What do George Saunders and Katie Kitamura have in common apart from having just published highly regarded novels? It turns out they both like a book called "The Argonauts" by Maggie Nelson which revolves around .... well, anal sex.
Saunders, whose debut novel "Lincoln in the Bardo" currently qualifies as Book-of-the-Moment, was asked in a recent "New York Times" interview "what's the last great book you have read?"
Second on his list, after "Swing Time" by Zadie Smith, was "The Argonauts," which he said was "mind-blowingly heartfelt and had me weeping on a plane."

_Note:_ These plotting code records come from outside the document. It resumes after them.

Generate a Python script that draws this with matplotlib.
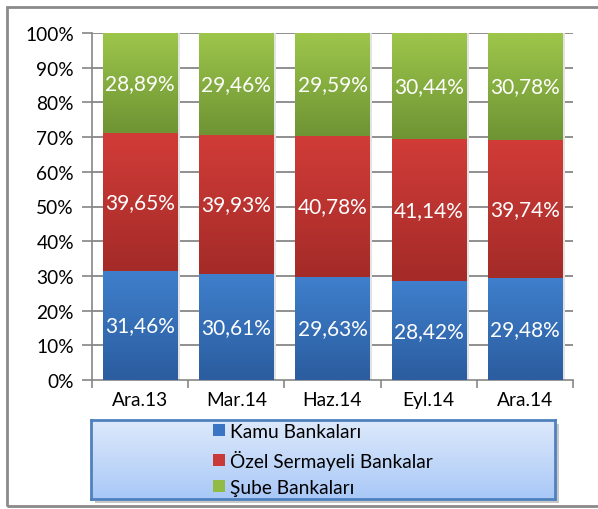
import numpy as np
import matplotlib
matplotlib.use("Agg")
import matplotlib.pyplot as plt
from matplotlib.patches import Rectangle, Patch
from matplotlib.ticker import FixedLocator

plt.rcParams['font.family'] = ['Lato', 'DejaVu Sans']
plt.rcParams['image.composite_image'] = False

periods = ['Ara.13', 'Mar.14', 'Haz.14', 'Eyl.14', 'Ara.14']
kamu = [31.46, 30.61, 29.63, 28.42, 29.48]
ozel = [39.65, 39.93, 40.78, 41.14, 39.74]
sube = [28.89, 29.46, 29.59, 30.44, 30.78]
series_names = ['Kamu Bankaları', 'Özel Sermayeli Bankalar', 'Şube Bankaları']
yticks = np.arange(0, 101, 10)

# (top colour, bottom colour) of each series gradient
grads = [('#3f7fcc', '#2b5d9f'), ('#d13c38', '#a42b28'), ('#9dc64b', '#6e9434')]
flat = ['#3a75c4', '#c9393a', '#92bb46']

fig = plt.figure(figsize=(5.98, 5.10), dpi=100)
ax = fig.add_axes([92/598, 1-381/510, (573-92)/598, (381-34)/510])

for t in yticks[1:]:
    ax.axhline(t, color='#878787', lw=1.3, zorder=1)

x = np.arange(len(periods))
bottom = np.zeros(len(periods))
for vals, (ctop, cbot), name in zip([kamu, ozel, sube], grads, series_names):
    bars = ax.bar(x, vals, 0.77, bottom=bottom, color='none', zorder=3)
    cmap = matplotlib.colors.LinearSegmentedColormap.from_list('g', [cbot, ctop])
    for b, v in zip(bars, vals):
        x0, y0, w, h = b.get_x(), b.get_y(), b.get_width(), b.get_height()
        # soft shadow on the right
        ax.add_patch(Rectangle((x0 + w, y0), 0.03, h, color='#e3e3e3', zorder=2, lw=0))
        ax.imshow(np.linspace(0, 1, 64).reshape(-1, 1), cmap=cmap, origin='lower',
                  extent=(x0, x0 + w, y0, y0 + h), aspect='auto', zorder=3)
        ax.text(x0 + w/2, y0 + h/2, f'{v:.2f}%'.replace('.', ','), ha='center',
                va='center', color='white', fontsize=15, zorder=5)
    bottom += np.array(vals)

ax.set_xlim(-0.5, len(periods) - 0.5)
ax.set_ylim(0, 100)
ax.set_yticks(yticks)
ax.set_yticklabels([f'{t}%' for t in yticks], fontsize=13.8)
ax.set_xticks(x)
ax.set_xticklabels(periods, fontsize=13.8)
ax.xaxis.set_minor_locator(FixedLocator(np.arange(-0.5, len(periods), 1)))
ax.tick_params(axis='x', which='major', length=0, pad=8)
ax.tick_params(axis='x', which='minor', length=6, color='#868686', width=1.2)
ax.tick_params(axis='y', length=7, color='#868686', width=1.2, pad=6)
for s in ['top', 'right']:
    ax.spines[s].set_visible(False)
for s in ['left', 'bottom']:
    ax.spines[s].set_color('#868686')
    ax.spines[s].set_linewidth(1.2)

# outer frame
fig.patches.append(Rectangle((7/598, 1-507/510), 600/598, 499/510, transform=fig.transFigure,
                             fill=False, ec='#8a8a8a', lw=2, zorder=0))

# legend box with shadow and gradient
lx0, ly0, lx1, ly1 = 91, 421, 555, 500
fig.patches.append(Rectangle(((lx0+4)/598, 1-(ly1+4)/510), (lx1-lx0)/598, (ly1-ly0)/510,
                             transform=fig.transFigure, color='#c8c8c8', lw=0, zorder=-1))
lax = fig.add_axes([lx0/598, 1-ly1/510, (lx1-lx0)/598, (ly1-ly0)/510])
lax.set_zorder(3)
lcmap = matplotlib.colors.LinearSegmentedColormap.from_list('l', ['#a9c8f7', '#dde9fb'])
lax.imshow(np.linspace(0, 1, 64).reshape(-1, 1), cmap=lcmap, origin='lower',
           extent=(0, 1, 0, 1), aspect='auto')
lax.set_xticks([])
lax.set_yticks([])
for s in lax.spines.values():
    s.set_color('#4f81bd')
    s.set_linewidth(2)
handles = [Patch(facecolor=c, edgecolor='none') for c in flat]
lax.legend(handles, series_names, loc='center', frameon=False, fontsize=13.8,
           handlelength=0.6, handleheight=0.6, handletextpad=0.3, labelspacing=0.5,
           borderpad=0)

fig.savefig('out.png', dpi=100)
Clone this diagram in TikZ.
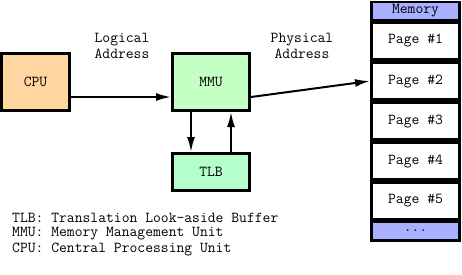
\documentclass[tikz,border=0pt]{standalone}
\usepackage{fontspec}
\usetikzlibrary{arrows.meta}
\definecolor{cpuc}{HTML}{FFD6A0}
\definecolor{mmuc}{HTML}{C4FFC4}
\definecolor{tlbc}{HTML}{B4FFCC}
\definecolor{memc}{HTML}{A8B0FF}
\tikzset{
  box/.style={draw=black, line width=2.7pt, inner sep=0pt, font=\ttfamily\fontsize{15.2}{16}\selectfont},
  cell/.style={box, fill=white, minimum width=88.3pt, minimum height=37.3pt},
  conn/.style={line width=2pt, -{Latex[length=15pt,width=8pt]}},
  lbl/.style={align=center, font=\ttfamily\fontsize{15.2}{16}\selectfont, inner sep=0pt},
  legend/.style={anchor=west, font=\ttfamily\fontsize{15.2}{15}\selectfont, inner sep=0pt}
}
\begin{document}
\begin{tikzpicture}[x=1pt,y=-1pt]
\useasboundingbox (0,0) rectangle (462,274);
\node[box, fill=cpuc, minimum width=67.8pt, minimum height=57.3pt] (cpu) at (35.5,82) {CPU};
\node[box, fill=mmuc, minimum width=77.3pt, minimum height=57.3pt] (mmu) at (211,82) {MMU};
\node[box, fill=tlbc, minimum width=77.3pt, minimum height=37.3pt] (tlb) at (211,172) {TLB};
% memory column
\node[box, fill=memc, minimum width=88.3pt, minimum height=18.3pt] (mem) at (415.5,11) {Memory};
\node[cell] (p1) at (415.5,41) {Page \#1};
\node[cell] (p2) at (415.5,81) {Page \#2};
\node[cell] (p3) at (415.5,121) {Page \#3};
\node[cell] (p4) at (415.5,161) {Page \#4};
\node[cell] (p5) at (415.5,201) {Page \#5};
\node[box, fill=memc, minimum width=88.3pt, minimum height=18.3pt] (dots) at (415.5,231) {...};
% connectors
\draw[conn] ([yshift=-15pt]cpu.east) -- ([yshift=-15pt]mmu.west);
\draw[conn] ([yshift=-15pt]mmu.east) -- (p2.west);
\draw[conn] ([xshift=-20pt]mmu.south) -- ([xshift=-20pt]tlb.north);
\draw[conn] ([xshift=20pt]tlb.north) -- ([xshift=20pt]mmu.south);
% labels
\node[lbl] (la) at (122,46) {Logical\\Address};
\node[lbl] (pa) at (302,46) {Physical\\Address};
\node[legend] (l1) at (12,218) {TLB: Translation Look-aside Buffer};
\node[legend] (l2) at (12,234) {MMU: Memory Management Unit};
\node[legend] (l3) at (12,249) {CPU: Central Processing Unit};
\end{tikzpicture}
\end{document}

Meanwhile, Katie Kitamura, whose novel "A Separation" was recently published to widespread acclaim, was asked by "Goodreads" to list her favorite books about marriage. "The Argonauts" was fifth on her list and here's what she had to say about it:
"It's easier to find stories of marriages gone wrong than marriages that are successful. But 'The Argonauts' is, among other things, the portrait of a graceful marriage. The relationship that comes to life in the pages of Nelson's
book is intimate, a work in progress, a narrative that is fiercely
contingent and deeply personal. But it's also a political act committed
in the face of California's Prop. 8—the bill that made same-sex marriage
illegal in the state."
I recently read "The Argonauts" because a young woman I know mentioned it in the context of a college course on fiction about women. While Nelson's book is a form of memoir rather than fiction, she's a very contemporary voice whose views are apparently useful to understand if one is to properly interpret how women are depicted elsewhere. Among other things, Nelson is the recipient of a "Genius" grant from the MacArthur foundation.
Lets think about a classic Broadway musical for a moment. Early on, one or more of the main characters usually sings an establishment song -- a song that tells the audience who he or she is.
Nelson sings her establishment song in the first paragraph of "The Argnonauts" and it goes like this:
"A friend and I risk the widowmakers (stiff Santa Anna winds) by having lunch outside, during which she suggests I tattoo the words HARD TO GET across my knuckles as a reminder of this pose's possible fruits. Instead, the words 'I love you' come tumbling out of my mouth in an incantation the first time you fuck me in the ass, my face smashed against the cement floor of your dank and charming bachelor pad. You had 'Molloy' (presumably Samuel Beckett's novel) by your beside and a stack of cocks (her partner was born as a female) in a shadowy unused shower stall. Does it get any better?"
I'll leave that for readers to determine.
The point of Nelson's opening song becomes clear as the book progresses and she uses a sperm-donor to have a child (she is married to the gender-fluid individual who started life as a female) and thereafter repeatedly identifies herself as a "sodomitical mother."
Susan Fraiman, who Nelson cites in her book, helps explain the significance of this concept by saying that women who are mothers are entitled to "non-normative, non-procreative sexuality, to sexuality in excess of the dutifully instrumental."
Thus, to understand who Nelson is and how she understands and interacts with the world, you have to understand how she has sex: that's what establishes her.
Her attitude as a mother is, in contrast, highly conventional to the point of being rather boring.
"As books about motherhood go, this one is on the soppier side," said Laura Feigel in a review of "The Argonauts" in The Guardian. I would agree, and thus I can't help wondering what George Saunders found to cry about.
As for a book about a successful marriage, it appears that, so far at least, "The Argonauts" qualifies. But there is also a long way to go. Late-in-life memoirs tend to be more illuminating than those written relatively early on.